_Goal_
Using the material below, repeat exactly the lines from the one with "Write a LaTeX" through the one with "(premval) at (272,41)", ends included, without any images.

• • • • •

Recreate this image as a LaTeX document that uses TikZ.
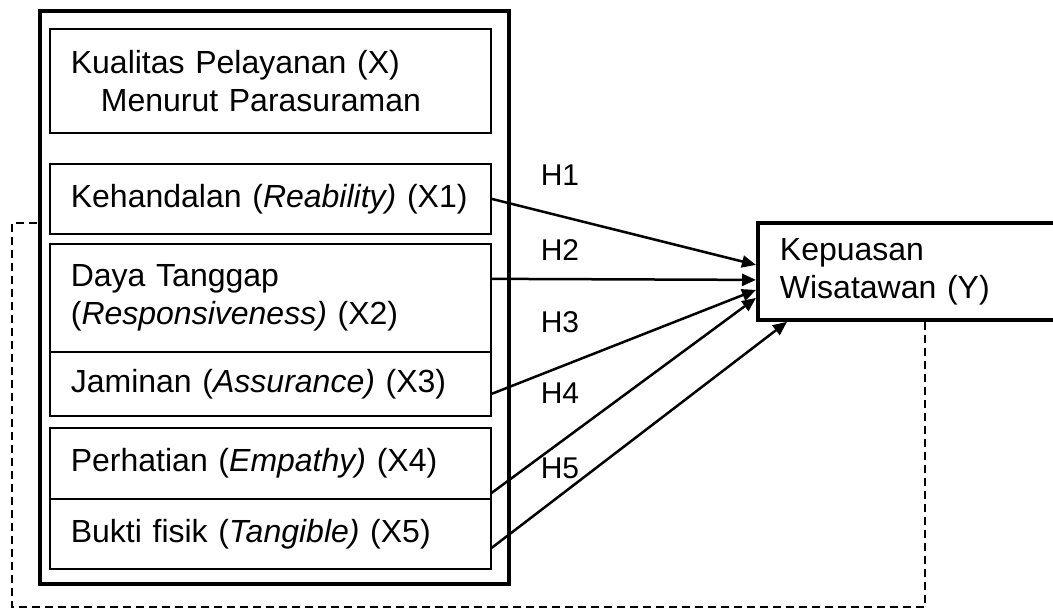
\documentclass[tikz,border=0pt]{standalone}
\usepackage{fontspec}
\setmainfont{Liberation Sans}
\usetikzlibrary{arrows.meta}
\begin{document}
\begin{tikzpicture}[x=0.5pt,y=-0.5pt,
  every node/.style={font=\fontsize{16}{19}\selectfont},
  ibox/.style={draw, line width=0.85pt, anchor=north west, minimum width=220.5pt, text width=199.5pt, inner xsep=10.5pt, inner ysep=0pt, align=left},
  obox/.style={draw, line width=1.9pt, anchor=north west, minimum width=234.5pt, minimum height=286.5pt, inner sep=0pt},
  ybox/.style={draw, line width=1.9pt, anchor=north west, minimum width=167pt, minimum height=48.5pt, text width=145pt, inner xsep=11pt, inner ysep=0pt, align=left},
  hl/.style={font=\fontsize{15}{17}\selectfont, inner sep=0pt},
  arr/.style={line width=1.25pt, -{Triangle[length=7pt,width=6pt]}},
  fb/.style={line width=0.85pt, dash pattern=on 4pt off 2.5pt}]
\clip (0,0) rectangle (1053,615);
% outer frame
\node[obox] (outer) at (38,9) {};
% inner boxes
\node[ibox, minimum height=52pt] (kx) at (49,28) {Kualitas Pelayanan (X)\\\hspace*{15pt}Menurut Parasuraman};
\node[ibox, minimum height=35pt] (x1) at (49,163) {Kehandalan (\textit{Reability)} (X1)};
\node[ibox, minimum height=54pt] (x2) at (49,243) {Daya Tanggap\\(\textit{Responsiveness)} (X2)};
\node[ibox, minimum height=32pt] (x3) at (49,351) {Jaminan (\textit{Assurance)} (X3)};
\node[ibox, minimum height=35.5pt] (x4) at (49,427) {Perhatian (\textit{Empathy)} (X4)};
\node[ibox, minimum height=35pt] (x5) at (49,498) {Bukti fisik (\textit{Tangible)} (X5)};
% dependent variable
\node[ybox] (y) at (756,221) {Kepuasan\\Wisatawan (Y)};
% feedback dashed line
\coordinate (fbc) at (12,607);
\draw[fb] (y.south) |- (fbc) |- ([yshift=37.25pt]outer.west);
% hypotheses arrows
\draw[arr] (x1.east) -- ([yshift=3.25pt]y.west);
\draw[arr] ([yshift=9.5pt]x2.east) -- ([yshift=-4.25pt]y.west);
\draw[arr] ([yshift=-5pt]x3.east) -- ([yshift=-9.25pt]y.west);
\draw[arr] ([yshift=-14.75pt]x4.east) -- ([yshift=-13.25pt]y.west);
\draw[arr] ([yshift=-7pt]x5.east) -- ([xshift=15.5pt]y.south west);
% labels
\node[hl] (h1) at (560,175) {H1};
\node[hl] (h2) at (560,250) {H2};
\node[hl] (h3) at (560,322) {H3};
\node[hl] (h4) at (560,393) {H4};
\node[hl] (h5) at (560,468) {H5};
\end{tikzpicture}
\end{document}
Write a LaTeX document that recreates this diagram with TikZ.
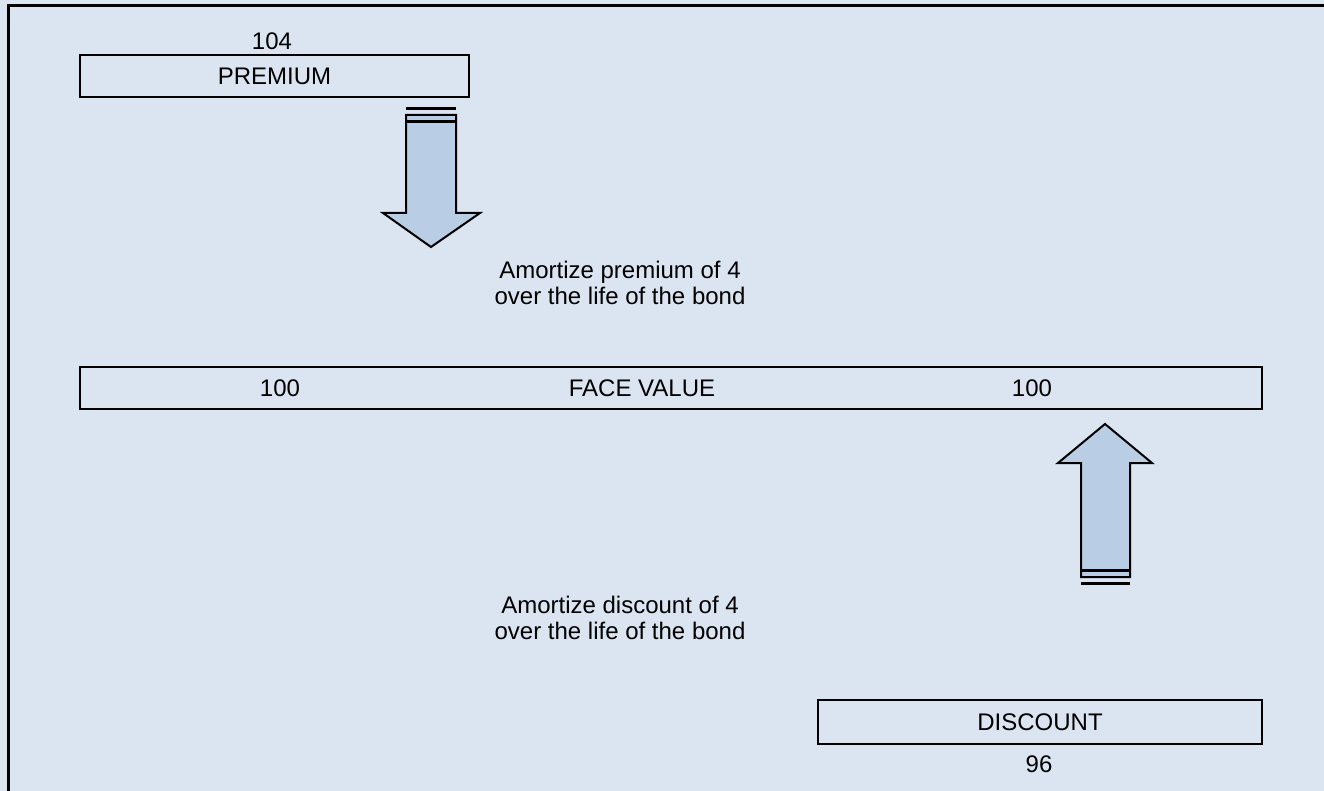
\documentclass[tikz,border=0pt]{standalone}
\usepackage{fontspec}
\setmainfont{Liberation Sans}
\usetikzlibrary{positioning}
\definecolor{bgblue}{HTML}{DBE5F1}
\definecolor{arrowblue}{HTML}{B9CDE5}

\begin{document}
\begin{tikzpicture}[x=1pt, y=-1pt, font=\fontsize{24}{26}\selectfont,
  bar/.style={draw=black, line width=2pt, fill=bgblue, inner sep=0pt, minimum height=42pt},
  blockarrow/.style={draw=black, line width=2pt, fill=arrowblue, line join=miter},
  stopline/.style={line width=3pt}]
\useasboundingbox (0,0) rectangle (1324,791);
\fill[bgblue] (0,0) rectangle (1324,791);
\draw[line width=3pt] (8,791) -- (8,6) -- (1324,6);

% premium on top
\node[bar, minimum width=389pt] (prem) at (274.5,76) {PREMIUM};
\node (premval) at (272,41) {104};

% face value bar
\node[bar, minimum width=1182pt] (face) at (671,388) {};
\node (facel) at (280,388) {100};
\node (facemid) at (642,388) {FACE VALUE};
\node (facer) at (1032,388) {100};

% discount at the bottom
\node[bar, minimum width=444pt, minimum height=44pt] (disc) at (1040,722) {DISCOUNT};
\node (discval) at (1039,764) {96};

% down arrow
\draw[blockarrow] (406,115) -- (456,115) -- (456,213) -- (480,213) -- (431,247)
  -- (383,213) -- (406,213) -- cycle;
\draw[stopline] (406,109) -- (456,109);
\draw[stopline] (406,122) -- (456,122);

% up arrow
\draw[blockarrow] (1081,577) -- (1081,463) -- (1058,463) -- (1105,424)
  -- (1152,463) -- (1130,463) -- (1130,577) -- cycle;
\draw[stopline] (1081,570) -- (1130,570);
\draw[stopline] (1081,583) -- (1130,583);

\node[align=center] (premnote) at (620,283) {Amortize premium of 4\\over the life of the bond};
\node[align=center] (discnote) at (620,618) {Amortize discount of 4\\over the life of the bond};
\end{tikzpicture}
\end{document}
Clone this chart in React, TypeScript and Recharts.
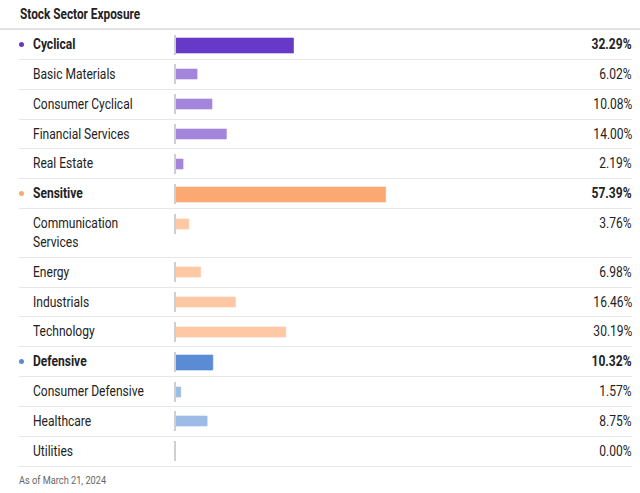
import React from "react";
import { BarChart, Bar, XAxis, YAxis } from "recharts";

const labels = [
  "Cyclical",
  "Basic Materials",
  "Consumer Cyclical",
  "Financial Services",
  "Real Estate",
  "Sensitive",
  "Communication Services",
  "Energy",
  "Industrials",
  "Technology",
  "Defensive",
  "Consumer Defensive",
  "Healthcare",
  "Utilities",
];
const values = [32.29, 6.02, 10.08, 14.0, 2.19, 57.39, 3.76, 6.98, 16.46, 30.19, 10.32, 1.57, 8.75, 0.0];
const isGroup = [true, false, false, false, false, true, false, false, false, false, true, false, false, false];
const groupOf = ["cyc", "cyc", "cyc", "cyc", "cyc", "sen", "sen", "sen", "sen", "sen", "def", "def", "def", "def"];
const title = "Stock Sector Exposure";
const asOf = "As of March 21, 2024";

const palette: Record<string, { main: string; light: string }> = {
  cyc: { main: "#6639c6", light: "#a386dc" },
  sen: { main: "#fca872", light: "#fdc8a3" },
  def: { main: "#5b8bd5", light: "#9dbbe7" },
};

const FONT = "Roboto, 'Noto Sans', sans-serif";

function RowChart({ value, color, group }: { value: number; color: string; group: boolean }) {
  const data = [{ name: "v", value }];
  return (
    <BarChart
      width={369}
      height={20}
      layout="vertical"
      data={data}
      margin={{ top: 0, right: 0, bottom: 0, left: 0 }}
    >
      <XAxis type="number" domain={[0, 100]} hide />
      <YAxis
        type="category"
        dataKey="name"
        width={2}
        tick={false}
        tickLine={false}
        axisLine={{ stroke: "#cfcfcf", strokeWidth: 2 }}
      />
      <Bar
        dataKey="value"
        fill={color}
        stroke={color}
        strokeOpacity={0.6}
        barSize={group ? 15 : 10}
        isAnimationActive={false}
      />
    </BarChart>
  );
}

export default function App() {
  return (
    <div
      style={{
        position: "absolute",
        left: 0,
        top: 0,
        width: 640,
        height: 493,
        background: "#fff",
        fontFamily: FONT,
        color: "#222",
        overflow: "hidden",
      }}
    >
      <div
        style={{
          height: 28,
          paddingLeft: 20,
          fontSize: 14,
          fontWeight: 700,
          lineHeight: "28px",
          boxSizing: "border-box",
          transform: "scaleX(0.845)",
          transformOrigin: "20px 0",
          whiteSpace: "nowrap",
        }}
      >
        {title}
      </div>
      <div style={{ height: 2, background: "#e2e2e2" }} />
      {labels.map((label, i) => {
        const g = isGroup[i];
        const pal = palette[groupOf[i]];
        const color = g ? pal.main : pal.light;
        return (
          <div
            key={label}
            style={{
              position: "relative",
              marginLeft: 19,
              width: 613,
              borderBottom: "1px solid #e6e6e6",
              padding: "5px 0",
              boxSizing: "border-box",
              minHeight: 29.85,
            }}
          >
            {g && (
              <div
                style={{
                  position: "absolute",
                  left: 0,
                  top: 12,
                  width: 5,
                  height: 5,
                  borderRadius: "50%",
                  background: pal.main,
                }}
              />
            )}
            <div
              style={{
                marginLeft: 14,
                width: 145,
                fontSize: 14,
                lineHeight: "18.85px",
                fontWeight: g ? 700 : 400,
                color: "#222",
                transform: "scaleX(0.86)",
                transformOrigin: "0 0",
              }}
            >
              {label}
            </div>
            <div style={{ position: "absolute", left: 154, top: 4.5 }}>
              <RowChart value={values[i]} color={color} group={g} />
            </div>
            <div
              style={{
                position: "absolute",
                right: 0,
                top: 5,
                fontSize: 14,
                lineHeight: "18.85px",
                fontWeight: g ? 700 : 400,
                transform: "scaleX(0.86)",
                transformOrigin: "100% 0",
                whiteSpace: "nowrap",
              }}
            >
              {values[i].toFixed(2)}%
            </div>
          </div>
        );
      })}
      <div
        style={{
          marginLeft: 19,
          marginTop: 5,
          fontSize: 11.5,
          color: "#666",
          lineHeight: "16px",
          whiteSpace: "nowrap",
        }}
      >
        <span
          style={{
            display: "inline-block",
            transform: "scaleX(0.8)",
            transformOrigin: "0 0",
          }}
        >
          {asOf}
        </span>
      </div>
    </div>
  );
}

• • • • •

_Exercise solution_
Write a LaTeX document that recreates this diagram with TikZ.
\documentclass[tikz,border=0pt]{standalone}
\usepackage{fontspec}
\setmainfont{Liberation Sans}
\usetikzlibrary{positioning}
\definecolor{bgblue}{HTML}{DBE5F1}
\definecolor{arrowblue}{HTML}{B9CDE5}

\begin{document}
\begin{tikzpicture}[x=1pt, y=-1pt, font=\fontsize{24}{26}\selectfont,
  bar/.style={draw=black, line width=2pt, fill=bgblue, inner sep=0pt, minimum height=42pt},
  blockarrow/.style={draw=black, line width=2pt, fill=arrowblue, line join=miter},
  stopline/.style={line width=3pt}]
\useasboundingbox (0,0) rectangle (1324,791);
\fill[bgblue] (0,0) rectangle (1324,791);
\draw[line width=3pt] (8,791) -- (8,6) -- (1324,6);

% premium on top
\node[bar, minimum width=389pt] (prem) at (274.5,76) {PREMIUM};
\node (premval) at (272,41) {104};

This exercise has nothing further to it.